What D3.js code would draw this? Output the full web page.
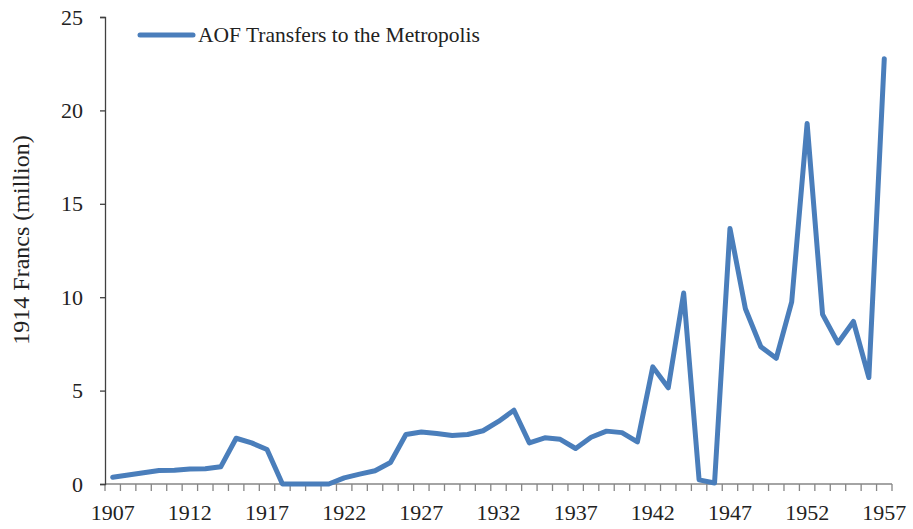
<!DOCTYPE html>
<html>
<head>
<meta charset="utf-8">
<script src="https://cdn.jsdelivr.net/npm/d3@7"></script>
<style>
  body { margin: 0; background: #fff; }
  svg { display: block; font-family: "Liberation Serif", "Times New Roman", serif; }
</style>
</head>
<body>
<div id="chart"></div>
<script>
// Données
const years = d3.range(1907, 1958);
const transfers = [
  0.36, 0.48, 0.6, 0.72, 0.73, 0.8, 0.82, 0.92, 2.45, 2.2,
  1.85, 0, 0, 0, 0, 0.33, 0.53, 0.71, 1.15, 2.65,
  2.78, 2.7, 2.6, 2.65, 2.85, 3.35, 3.95, 2.2, 2.47, 2.39,
  1.9, 2.5, 2.83, 2.75, 2.25, 6.27, 5.15, 10.22, 0.22, 0.05,
  13.68, 9.38, 7.35, 6.73, 9.75, 19.3, 9.08, 7.55, 8.7, 5.7,
  22.77
];
const yTicks = [0, 5, 10, 15, 20, 25];
const xLabels = [1907, 1912, 1917, 1922, 1927, 1932, 1937, 1942, 1947, 1952, 1957];
const seriesName = "AOF Transfers to the Metropolis";

const data = years.map((yr, i) => ({year: yr, value: transfers[i]}));

// Dimensions
const width = 913;
const height = 529;
const marginTop = 17;
const marginRight = 21;
const marginBottom = 45;
const marginLeft = 105;

const x = d3.scaleBand(years, [marginLeft, width - marginRight]);
const y = d3.scaleLinear([0, 25], [height - marginBottom, marginTop]);

const svg = d3.create("svg")
    .attr("viewBox", [0, 0, width, height])
    .attr("width", width)
    .attr("height", height);

// Axe X : graduations à chaque limite de catégorie
const xAxis = svg.append("g")
    .attr("transform", `translate(0,${y(0)})`);

xAxis.append("line")
    .attr("x1", marginLeft).attr("x2", width - marginRight)
    .attr("stroke", "#868686").attr("stroke-width", 1.5);

const bounds = years.map(yr => x(yr)).concat([x(years[years.length - 1]) + x.bandwidth()]);
xAxis.selectAll("line.tick")
    .data(bounds)
    .join("line")
      .attr("class", "tick")
      .attr("x1", d => d).attr("x2", d => d)
      .attr("y1", 0).attr("y2", 7)
      .attr("stroke", "#868686").attr("stroke-width", 1.3);

xAxis.selectAll("text")
    .data(xLabels)
    .join("text")
      .attr("x", d => x(d) + x.bandwidth() / 2)
      .attr("y", 36)
      .attr("text-anchor", "middle")
      .attr("font-size", 22)
      .attr("fill", "#222")
      .text(d => d);

// Axe Y
const yAxis = svg.append("g")
    .attr("transform", `translate(${marginLeft},0)`)
    .call(d3.axisLeft(y).tickValues(yTicks).tickSize(5).tickPadding(17))
    .call(g => g.select(".domain").attr("stroke", "#404040").attr("stroke-width", 1.3))
    .call(g => g.selectAll(".tick line").attr("stroke", "#404040").attr("stroke-width", 1.3))
    .call(g => g.selectAll(".tick text")
        .attr("font-size", 22)
        .attr("font-family", "Liberation Serif, serif")
        .attr("fill", "#222"));

svg.append("text")
    .attr("transform", "translate(29,240) rotate(-90)")
    .attr("text-anchor", "middle")
    .attr("font-size", 24)
    .attr("fill", "#222")
    .text("1914 Francs (million)");

// Ligne
const line = d3.line()
    .x(d => x(d.year) + x.bandwidth() / 2)
    .y(d => y(d.value));

svg.append("path")
    .datum(data)
    .attr("fill", "none")
    .attr("stroke", "#4a7ebb")
    .attr("stroke-width", 5)
    .attr("stroke-linejoin", "round")
    .attr("stroke-linecap", "round")
    .attr("d", line);

// Légende
const legend = svg.append("g").attr("transform", "translate(140,35)");
legend.append("line")
    .attr("x1", 0).attr("x2", 53)
    .attr("stroke", "#4a7ebb").attr("stroke-width", 5)
    .attr("stroke-linecap", "round");
legend.append("text")
    .attr("x", 58)
    .attr("y", 7)
    .attr("font-size", 21.5)
    .attr("fill", "#222")
    .text(seriesName);

document.getElementById("chart").appendChild(svg.node());
</script>
</body>
</html>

============================================================

### [What to work on]
From the first line of the listing above, repeat every line through the one holding "const y = d3.scaleLinear([0, 25], [height". Both ends count, and pictures stay out.

### [Task answer]
What D3.js code would draw this? Output the full web page.
<!DOCTYPE html>
<html>
<head>
<meta charset="utf-8">
<script src="https://cdn.jsdelivr.net/npm/d3@7"></script>
<style>
  body { margin: 0; background: #fff; }
  svg { display: block; font-family: "Liberation Serif", "Times New Roman", serif; }
</style>
</head>
<body>
<div id="chart"></div>
<script>
// Données
const years = d3.range(1907, 1958);
const transfers = [
  0.36, 0.48, 0.6, 0.72, 0.73, 0.8, 0.82, 0.92, 2.45, 2.2,
  1.85, 0, 0, 0, 0, 0.33, 0.53, 0.71, 1.15, 2.65,
  2.78, 2.7, 2.6, 2.65, 2.85, 3.35, 3.95, 2.2, 2.47, 2.39,
  1.9, 2.5, 2.83, 2.75, 2.25, 6.27, 5.15, 10.22, 0.22, 0.05,
  13.68, 9.38, 7.35, 6.73, 9.75, 19.3, 9.08, 7.55, 8.7, 5.7,
  22.77
];
const yTicks = [0, 5, 10, 15, 20, 25];
const xLabels = [1907, 1912, 1917, 1922, 1927, 1932, 1937, 1942, 1947, 1952, 1957];
const seriesName = "AOF Transfers to the Metropolis";

const data = years.map((yr, i) => ({year: yr, value: transfers[i]}));

// Dimensions
const width = 913;
const height = 529;
const marginTop = 17;
const marginRight = 21;
const marginBottom = 45;
const marginLeft = 105;

const x = d3.scaleBand(years, [marginLeft, width - marginRight]);
const y = d3.scaleLinear([0, 25], [height - marginBottom, marginTop]);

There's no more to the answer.